1997 Kamchatka earthquake
- UTC time: 1997-12-05 11:26:53
- ISC event: 1056468
- USGS-ANSS: ComCat
- Local date: December 5, 1997
- Local time: 23:26:53 PETT
- Magnitude: M_{w} 7.7
- Depth: 33 km (21 mi)
- Epicenter: 54°50′28″N 162°02′06″E﻿ / ﻿54.841°N 162.035°E
- Max. intensity: MMI VII (Very strong)

= 1997 Kamchatka earthquake =

Earthquake on the Kamchatka Peninsula, Russia

The 1997 Kamchatka earthquake, or 1997 Kronotsky earthquake, occurred on December 5 at 11:26 UTC near the east coast of the Kamchatka Peninsula. It was an 7.7 (7.6–7.8) earthquake and was felt with intensity MM V in Petropavlovsk-Kamchatskiy. A 60 cm (23.6 in) tsunami was recorded in Kahului, 47 cm (18.5 in.) in Hilo, and 15 cm (6 in.) in Unalaska. The local tsunami generated by this earthquake affected a mostly unpopulated region. A post-tsunami survey found runup (height above normal sea level) on the Kronotsky Peninsula was no more than a few meters.
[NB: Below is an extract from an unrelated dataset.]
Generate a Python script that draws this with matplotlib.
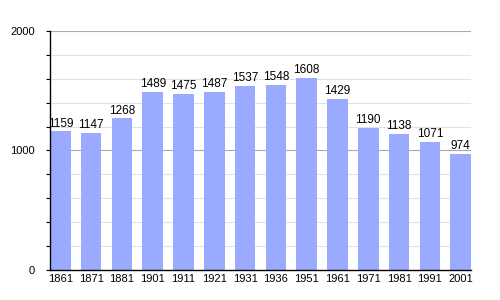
import matplotlib.pyplot as plt
import numpy as np

plt.rcParams['font.family'] = ['Liberation Sans', 'DejaVu Sans']

years = ['1861', '1871', '1881', '1901', '1911', '1921', '1931',
         '1936', '1951', '1961', '1971', '1981', '1991', '2001']
population = [1159, 1147, 1268, 1489, 1475, 1487, 1537,
              1548, 1608, 1429, 1190, 1138, 1071, 974]

fig = plt.figure(figsize=(5, 3), dpi=100)
ax = fig.add_axes([0.1, 0.1, 0.842, 0.797])

x = np.arange(len(years))
w = 0.67
# grid lines
for v in range(200, 2001, 200):
    col = '#aaaaaa' if v % 1000 == 0 else '#e2e2e2'
    ax.axhline(v, color=col, lw=0.8, zorder=0)

bars = ax.bar(x, population, w, color='#99aaff', zorder=2)
for xi, v in zip(x, population):
    ax.text(xi, v + 15, str(v), ha='center', va='bottom', fontsize=8.5)

ax.set_xlim(-w / 2, len(years) - 1 + w / 2)
ax.set_ylim(0, 2000)
ax.set_xticks(x)
ax.set_xticklabels(years, fontsize=8)
ax.set_yticks([0, 1000, 2000])
ax.set_yticklabels(['0', '1000', '2000'], fontsize=8)
ax.set_yticks(np.arange(0, 2001, 200), minor=True)
ax.tick_params(axis='x', length=0, pad=3)
ax.tick_params(axis='y', which='both', length=3, width=0.8, pad=8)
for s in ['top', 'right']:
    ax.spines[s].set_visible(False)
ax.spines['left'].set_linewidth(1)
ax.spines['bottom'].set_linewidth(1)

plt.savefig('out.png', dpi=100)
However, a later geological survey north of the peninsula, as well as an interview with a park ranger, indicate that runup was up to 8 m along the coast near the Little and Big Chazhma rivers and north to the Storozh River.

Deformation during and after this earthquake was measured by GPS. There were significant foreshocks, and also an apparently independent rupture along the southern border of the primary rupture.